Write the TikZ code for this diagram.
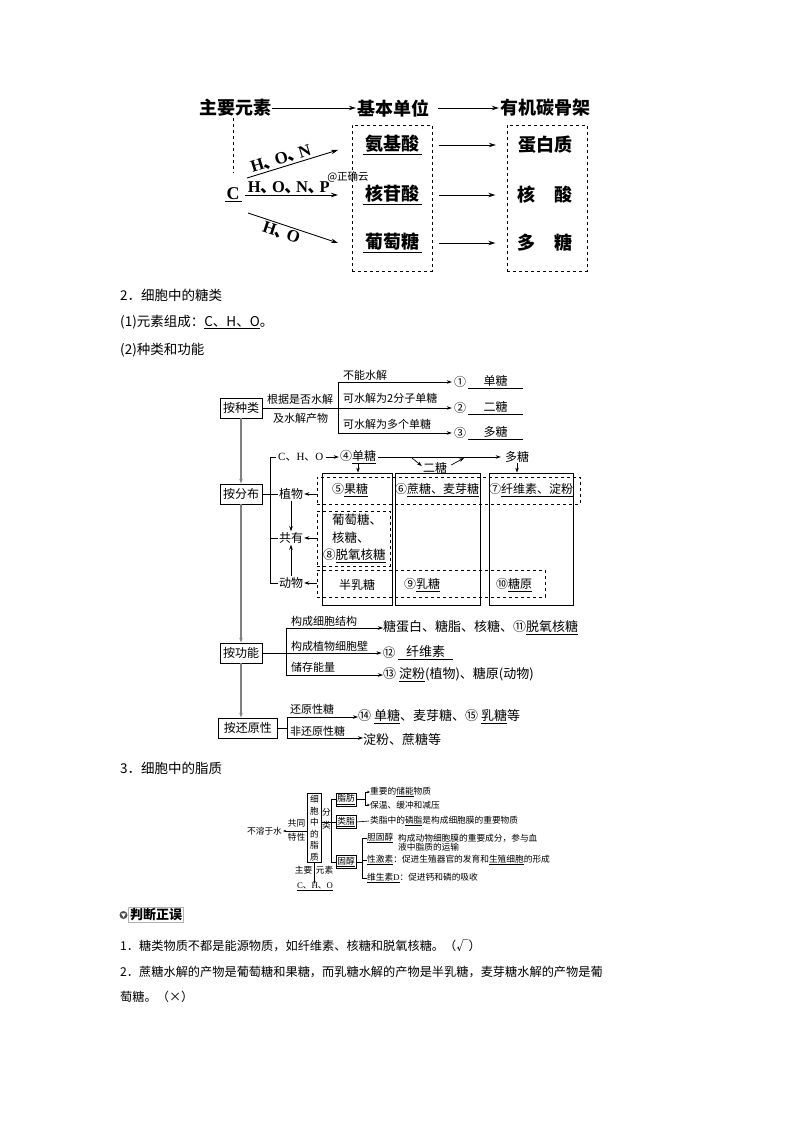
\documentclass[tikz,border=0pt]{standalone}
\usepackage{fontspec}
\setmainfont{Noto Sans CJK SC}
\newfontfamily\lser{Liberation Serif}
\usetikzlibrary{arrows.meta}
\newcommand\fsz[1]{\fontsize{#1}{#1}\selectfont}
\newcommand\blank[2]{\underline{\makebox[#1][c]{#2}}}
\newcommand\ser[1]{{\lser #1}}
\newcommand\dun{\kern-0.03em、\kern-0.28em}
\tikzset{
 arr/.style={-{Stealth[length=5pt,width=3.5pt]}, line width=0.7pt},
 sarr/.style={-{Stealth[length=3pt,width=2.4pt]}, line width=0.5pt},
 tarr/.style={-{Stealth[length=7pt,width=4.5pt]}, line width=0.9pt},
 gtr/.style={draw=gray, -{Stealth[length=5pt,width=3.5pt]}, line width=1.1pt},
 box/.style={draw, line width=0.8pt, inner xsep=3pt, inner ysep=2pt, minimum height=20pt, font=\fsz{12}},
 lab/.style={font=\fsz{11}, inner sep=0pt, anchor=west},
 txt/.style={font=\fsz{13}, inner sep=0pt, anchor=west},
 rowt/.style={font=\fsz{12}, inner sep=0pt},
 topf/.style={font=\fsz{18}\bfseries, inner sep=1pt},
 sbox/.style={draw, line width=0.8pt, inner sep=0pt},
 dbox/.style={draw, dashed, line width=0.7pt, inner sep=0pt},
 tbox/.style={draw, dashed, line width=0.9pt, inner sep=0pt, minimum width=80pt, minimum height=146pt},
 sm/.style={font=\fsz{8.7}, inner sep=0pt},
 smbox/.style={draw, line width=0.6pt, font=\fsz{8.7}, inner xsep=1.5pt, inner ysep=1.5pt},
 body/.style={font=\fsz{12.2}, inner sep=0pt, anchor=west},
 head/.style={font=\fsz{13.5}, inner sep=0pt, anchor=west},
 ln/.style={line width=0.7pt},
}
\begin{document}
\begin{tikzpicture}[x=1pt,y=-1pt]
\useasboundingbox (0,0) rectangle (794,1123);
\fill[white] (0,0) rectangle (794,1123);

% ---------- top diagram ----------
\node[topf] (zy) at (235,108) {主要元素};
\node[topf] (jb) at (393,108) {基本单位};
\node[topf] (yj) at (545,108) {有机碳骨架};
\draw[tarr] (zy.east) -- (jb.west);
\draw[tarr, shorten <=8pt] (jb.east) -- (yj.west);

\node[tbox] (b1) at (392,198) {};
\node[tbox] (b2) at (547,198) {};

\node[topf] (C) at (233,195) {\blank{17pt}{\ser{C}}};
\coordinate (cd) at (233,173);
\draw[dashed, line width=0.8pt] (zy.south -| cd) -- (cd);

\coordinate (c1) at (247,178); \coordinate (e1) at (338,150);
\coordinate (c2) at (245,195); \coordinate (e2) at (338,195);
\coordinate (c3) at (248,213); \coordinate (e3) at (338,243);
\draw[tarr] (c1) -- node[pos=0.4, above, sloped, font=\fsz{17}\bfseries, inner sep=1.5pt] {\ser{H}\dun\ser{O}\dun\ser{N}} (e1);
\draw[tarr] (c2) -- node[pos=0.47, above, font=\fsz{16.5}\bfseries, inner sep=0.5pt] {\ser{H}\dun\ser{O}\dun\ser{N}\dun\ser{P}} (e2);
\draw[tarr] (c3) -- node[pos=0.4, below, sloped, font=\fsz{17}\bfseries, inner sep=1.5pt] {\ser{H}\dun\ser{O}} (e3);

\node[topf] (aa) at (392,145) {\blank{59pt}{氨基酸}};
\node[topf] (hg) at (392,195) {\blank{59pt}{核苷酸}};
\node[topf] (pt) at (392,243) {\blank{59pt}{葡萄糖}};
\node[topf] (db) at (545,145) {蛋白质};
\node[topf] (hs) at (545,195) {核\hspace{19pt}酸};
\node[topf] (dt) at (545,243) {多\hspace{19pt}糖};
\draw[tarr, shorten <=16pt, shorten >=21pt] (aa.east) -- (db.west);
\draw[tarr, shorten <=16pt, shorten >=21pt] (hg.east) -- (hs.west);
\draw[tarr, shorten <=16pt, shorten >=21pt] (pt.east) -- (dt.west);
\node[font=\fsz{10.5}, inner sep=0pt] (wm) at (348,177) {@正确云};

% ---------- section 2 text ----------
\node[head] (s2) at (120,295) {2．细胞中的糖类};
\node[head] (s21) at (120,322) {(1)元素组成：\underline{C、H、O}。};
\node[head] (s22) at (120,350) {(2)种类和功能};

% ---------- by kind ----------
\node[box] (zl) at (241,408) {按种类};
\coordinate (k0) at (338,408);
\coordinate (k1) at (338,382);
\coordinate (k3) at (338,433);
\node[font=\fsz{12}, inner sep=0pt] (n1) at (460,382) {①};
\node[font=\fsz{12}, inner sep=0pt] (n2) at (460,408) {②};
\node[font=\fsz{12}, inner sep=0pt] (n3) at (460,433) {③};
\node[font=\fsz{12}, inner sep=0pt] (a1) at (495.5,382) {\blank{55pt}{单糖}};
\node[font=\fsz{12}, inner sep=0pt] (a2) at (495.5,408) {\blank{55pt}{二糖}};
\node[font=\fsz{12}, inner sep=0pt] (a3) at (495.5,433) {\blank{55pt}{多糖}};
\draw[ln] (zl.east) -- (k0);
\draw[ln] (k1) -- (k3);
\draw[arr] (k1) -- ([xshift=-2pt]n1.west);
\draw[arr] (k0) -- ([xshift=-2pt]n2.west);
\draw[arr] (k3) -- ([xshift=-2pt]n3.west);
\node[lab] at (267,399) {根据是否水解};
\node[lab] at (273,418) {及水解产物};
\node[lab] at (343,375) {不能水解};
\node[lab] at (343,398) {可水解为2分子单糖};
\node[lab] at (343,424) {可水解为多个单糖};

% ---------- trunk ----------
\node[box] (fb) at (241,494) {按分布};
\node[box] (gn) at (241,653) {按功能};
\node[box, anchor=west, minimum width=59pt] (hy) at (218,728) {按还原性};
\draw[gtr] (zl) -- (fb);
\draw[gtr] (fb) -- (gn);
\draw[gtr] (gn.south) -- (gn.south |- hy.north);

% ---------- by distribution ----------
\node[font=\fsz{11}, inner sep=0pt, anchor=west] (cho) at (278,457) {\ser{C}、\ser{H}、\ser{O}};
\node[font=\fsz{12}, inner sep=0pt] (d4) at (358,457) {④\underline{单糖}};
\node[font=\fsz{12}, inner sep=0pt] (dt2) at (517,457) {多糖};
\node[font=\fsz{12}, inner sep=0pt] (et) at (435,468) {二糖};
\draw[arr] ([xshift=2pt]cho.east) -- ([xshift=-1pt]d4.west);
\draw[arr, shorten <=2pt, shorten >=4pt] (d4.east) -- (dt2.west);
\coordinate (q1) at (412,458);
\coordinate (q2) at (464,458);
\draw[arr] (q1) -- ([shift={(-1pt,2pt)}]et.west);
\draw[arr] ([shift={(4pt,3pt)}]et.east) -- (q2);

\node[sbox, minimum width=70pt, minimum height=132pt] (bx1) at (357,539) {};
\node[sbox, minimum width=85pt, minimum height=132pt] (bx2) at (437.5,539) {};
\node[sbox, minimum width=84pt, minimum height=132pt] (bx3) at (531,539) {};
\draw[arr] (d4.south) -- (d4.south |- bx1.north);
\draw[arr] (dt2.south) -- (dt2.south |- bx3.north);

\node[dbox, minimum width=263pt, minimum height=27pt] (r1) at (448.5,490.5) {};
\node[dbox, minimum width=73pt, minimum height=55pt] (r2) at (353.5,538.5) {};
\node[dbox, minimum width=228pt, minimum height=27pt] (r3) at (431,583.5) {};

\node[font=\fsz{12}, inner sep=1pt] (zw) at (291,494) {植物};
\node[font=\fsz{12}, inner sep=1pt] (gy) at (291,538) {共有};
\node[font=\fsz{12}, inner sep=1pt] (dw) at (291,583) {动物};
\coordinate (v1) at (270,457);
\coordinate (v2) at (270,583);
\draw[ln] (fb.east) -- (zw.west);
\draw[ln] ([xshift=-2pt]cho.west) -- (v1) -- (v2) -- (dw.west);
\draw[ln] (gy.west) -- (gy.west -| v1);
\draw[arr] (r1.west |- zw) -- (zw.east);
\draw[arr] (r2.west |- gy) -- (gy.east);
\draw[arr] (r3.west |- dw) -- (dw.east);
\draw[arr] (zw.south) -- (gy.north);
\draw[arr] (dw.north) -- (gy.south);

\node[rowt] (t5) at (350,490) {⑤\underline{果糖}};
\node[rowt] (t6) at (437,490) {⑥\underline{蔗糖、麦芽糖}};
\node[rowt] (t7) at (531,490) {⑦\underline{纤维素、淀粉}};
\node[font=\fontsize{12.5}{17.5}\selectfont, inner sep=0pt, align=left, anchor=north west] (t8) at (323,514) {\hspace{9pt}葡萄糖、\\\hspace{9pt}核糖、\\⑧\underline{脱氧核糖}};
\node[rowt] (tb) at (357,585) {半乳糖};
\node[rowt] (t9) at (422,585) {⑨\underline{乳糖}};
\node[rowt] (t10) at (514,585) {⑩\underline{糖原}};

% ---------- by function ----------
\coordinate (f1) at (286,628);
\coordinate (f3) at (286,675);
\draw[ln] (f1) -- (f3);
\node[txt] (g1) at (383,628) {糖蛋白、糖脂、核糖、⑪\underline{脱氧核糖}};
\node[font=\fsz{12.5}, inner sep=0pt] (n12) at (389,653) {⑫};
\node[font=\fsz{13}, inner sep=0pt] (a12) at (425.5,653) {\blank{55pt}{纤维素}};
\node[txt] (g3) at (383,675) {⑬ \underline{淀粉}(植物)、糖原(动物)};
\draw[arr] (f1) -- (g1.west);
\draw[arr] (gn.east) -- ([xshift=-1pt]n12.west);
\draw[arr] (f3) -- (g3.west);
\node[lab] at (291,621) {构成细胞结构};
\node[lab] at (291,646) {构成植物细胞壁};
\node[lab] at (291,667) {储存能量};

% ---------- by reducibility ----------
\coordinate (h1) at (287,717);
\coordinate (h3) at (287,738);
\draw[ln] (hy.east) -- (hy.east -| h1);
\draw[ln] (h1) -- (h3);
\node[txt] (r14) at (358,717) {⑭ \underline{单糖}、麦芽糖、⑮ \underline{乳糖}等};
\node[txt] (rn) at (363,740) {淀粉、蔗糖等};
\draw[arr] (h1) -- (r14.west);
\draw[arr] (h3) -- (rn.west |- h3);
\node[lab] at (290,709) {还原性糖};
\node[lab] at (290,731) {非还原性糖};

% ---------- section 3 ----------
\node[head] (s3) at (120,768) {3．细胞中的脂质};

\node[draw, line width=0.6pt, font=\fontsize{8.7}{11.5}\selectfont, align=center, inner xsep=2.5pt, inner ysep=1.5pt] (lz) at (314.5,828) {细\\胞\\中\\的\\脂\\质};
\node[sm] (bs) at (264.5,831) {不溶于水};
\draw[sarr] (lz.west |- bs) -- ([xshift=1pt]bs.east);
\node[sm] (gt1) at (296.5,823) {共同};
\node[sm] (gt2) at (296.5,837) {特性};
\node[sm] (zy2) at (303.5,870) {主要};
\node[sm] (ys2) at (324.5,870) {元素};
\node[sm] (cho2) at (315,887) {\underline{\ser{C}、\ser{H}、\ser{O}}};
\draw[sarr] (lz.south) -- ([yshift=-1pt]lz.south |- cho2.north);
\node[sm] (fl1) at (326.5,812) {分};
\node[sm] (fl2) at (326.5,825) {类};

\coordinate (l1) at (331,799.5);
\coordinate (l3) at (331,862);
\draw[line width=0.6pt] (l1) -- (l3);
\node[smbox] (zf) at (346,799.5) {\underline{脂肪}};
\node[smbox] (lzb) at (346,822) {\underline{类脂}};
\node[smbox] (gc) at (346,862) {\underline{固醇}};
\draw[line width=0.6pt] (l1) -- (zf.west);
\draw[line width=0.6pt] (lz.east |- lzb) -- (lzb.west);
\draw[line width=0.6pt] (l3) -- (gc.west);

\coordinate (p0) at (365,799.5);
\coordinate (p1) at (365,792);
\coordinate (p2) at (365,805);
\draw[line width=0.6pt] (zf.east) -- (p0);
\draw[line width=0.6pt] (p1) -- (p2);
\node[sm, anchor=west] (zf1) at (370,792) {重要的\underline{储能}物质};
\node[sm, anchor=west] (zf2) at (370,805) {保温、缓冲和减压};
\draw[sarr] (p1) -- (zf1.west);
\draw[sarr] (p2) -- (zf2.west);

\node[sm, anchor=west] (lz1) at (370,821) {类脂中的\underline{磷脂}是构成细胞膜的重要物质};
\draw[line width=0.6pt] (lzb.east) -- ([xshift=-1pt]lz1.west);

\coordinate (g0) at (362,862);
\coordinate (g1) at (362,838);
\coordinate (g2) at (362,860);
\coordinate (g3) at (362,878);
\draw[line width=0.6pt] (gc.east) -- (g0);
\draw[line width=0.6pt] (g1) -- (g3);
\node[sm, anchor=west] (c1t) at (367,838) {\underline{胆固醇}};
\node[font=\fontsize{8.7}{9.8}\selectfont, inner sep=0pt, anchor=north west, align=left] (c1d) at (398,833.6) {构成动物细胞膜的重要成分，参与血\\液中脂质的运输};
\node[sm, anchor=west] (c2t) at (367,860) {\underline{性激素}：促进生殖器官的发育和\underline{生殖细胞}的形成};
\node[sm, anchor=west] (c3t) at (367,878) {\underline{维生素\ser{D}}：促进钙和磷的吸收};
\draw[line width=0.6pt] (g1) -- (c1t.west);
\draw[line width=0.6pt] (g2) -- (c2t.west);
\draw[line width=0.6pt] (g3) -- (c3t.west);

% ---------- judgement ----------
\fill[gray!60!black] (123.5,915) circle (4pt);
\fill[white] (121.1,913.3) -- (125.9,913.3) -- (123.5,917.5) -- cycle;
\node[draw=gray!60, line width=0.5pt, font=\fsz{13}\bfseries, inner xsep=1.5pt, inner ysep=1pt] (pd) at (156,915) {判断正误};
\node[body] (j1) at (120,946) {1．糖类物质不都是能源物质，如纤维素、核糖和脱氧核糖。（√）};
\node[body] (j2) at (120,972) {2．蔗糖水解的产物是葡萄糖和果糖，而乳糖水解的产物是半乳糖，麦芽糖水解的产物是葡};
\node[body] (j3) at (120,997) {萄糖。（×）};
\end{tikzpicture}
\end{document}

◆ ◆ ◆ ◆ ◆ ◆ ◆

» Instructions to follow
Give again, word for word, every line from the top of the data through the line with "(zy.south -| cd) -- (cd);", both ends included, and exclude the pictures.

» Result for this task
Write the TikZ code for this diagram.
\documentclass[tikz,border=0pt]{standalone}
\usepackage{fontspec}
\setmainfont{Noto Sans CJK SC}
\newfontfamily\lser{Liberation Serif}
\usetikzlibrary{arrows.meta}
\newcommand\fsz[1]{\fontsize{#1}{#1}\selectfont}
\newcommand\blank[2]{\underline{\makebox[#1][c]{#2}}}
\newcommand\ser[1]{{\lser #1}}
\newcommand\dun{\kern-0.03em、\kern-0.28em}
\tikzset{
 arr/.style={-{Stealth[length=5pt,width=3.5pt]}, line width=0.7pt},
 sarr/.style={-{Stealth[length=3pt,width=2.4pt]}, line width=0.5pt},
 tarr/.style={-{Stealth[length=7pt,width=4.5pt]}, line width=0.9pt},
 gtr/.style={draw=gray, -{Stealth[length=5pt,width=3.5pt]}, line width=1.1pt},
 box/.style={draw, line width=0.8pt, inner xsep=3pt, inner ysep=2pt, minimum height=20pt, font=\fsz{12}},
 lab/.style={font=\fsz{11}, inner sep=0pt, anchor=west},
 txt/.style={font=\fsz{13}, inner sep=0pt, anchor=west},
 rowt/.style={font=\fsz{12}, inner sep=0pt},
 topf/.style={font=\fsz{18}\bfseries, inner sep=1pt},
 sbox/.style={draw, line width=0.8pt, inner sep=0pt},
 dbox/.style={draw, dashed, line width=0.7pt, inner sep=0pt},
 tbox/.style={draw, dashed, line width=0.9pt, inner sep=0pt, minimum width=80pt, minimum height=146pt},
 sm/.style={font=\fsz{8.7}, inner sep=0pt},
 smbox/.style={draw, line width=0.6pt, font=\fsz{8.7}, inner xsep=1.5pt, inner ysep=1.5pt},
 body/.style={font=\fsz{12.2}, inner sep=0pt, anchor=west},
 head/.style={font=\fsz{13.5}, inner sep=0pt, anchor=west},
 ln/.style={line width=0.7pt},
}
\begin{document}
\begin{tikzpicture}[x=1pt,y=-1pt]
\useasboundingbox (0,0) rectangle (794,1123);
\fill[white] (0,0) rectangle (794,1123);

% ---------- top diagram ----------
\node[topf] (zy) at (235,108) {主要元素};
\node[topf] (jb) at (393,108) {基本单位};
\node[topf] (yj) at (545,108) {有机碳骨架};
\draw[tarr] (zy.east) -- (jb.west);
\draw[tarr, shorten <=8pt] (jb.east) -- (yj.west);

\node[tbox] (b1) at (392,198) {};
\node[tbox] (b2) at (547,198) {};

\node[topf] (C) at (233,195) {\blank{17pt}{\ser{C}}};
\coordinate (cd) at (233,173);
\draw[dashed, line width=0.8pt] (zy.south -| cd) -- (cd);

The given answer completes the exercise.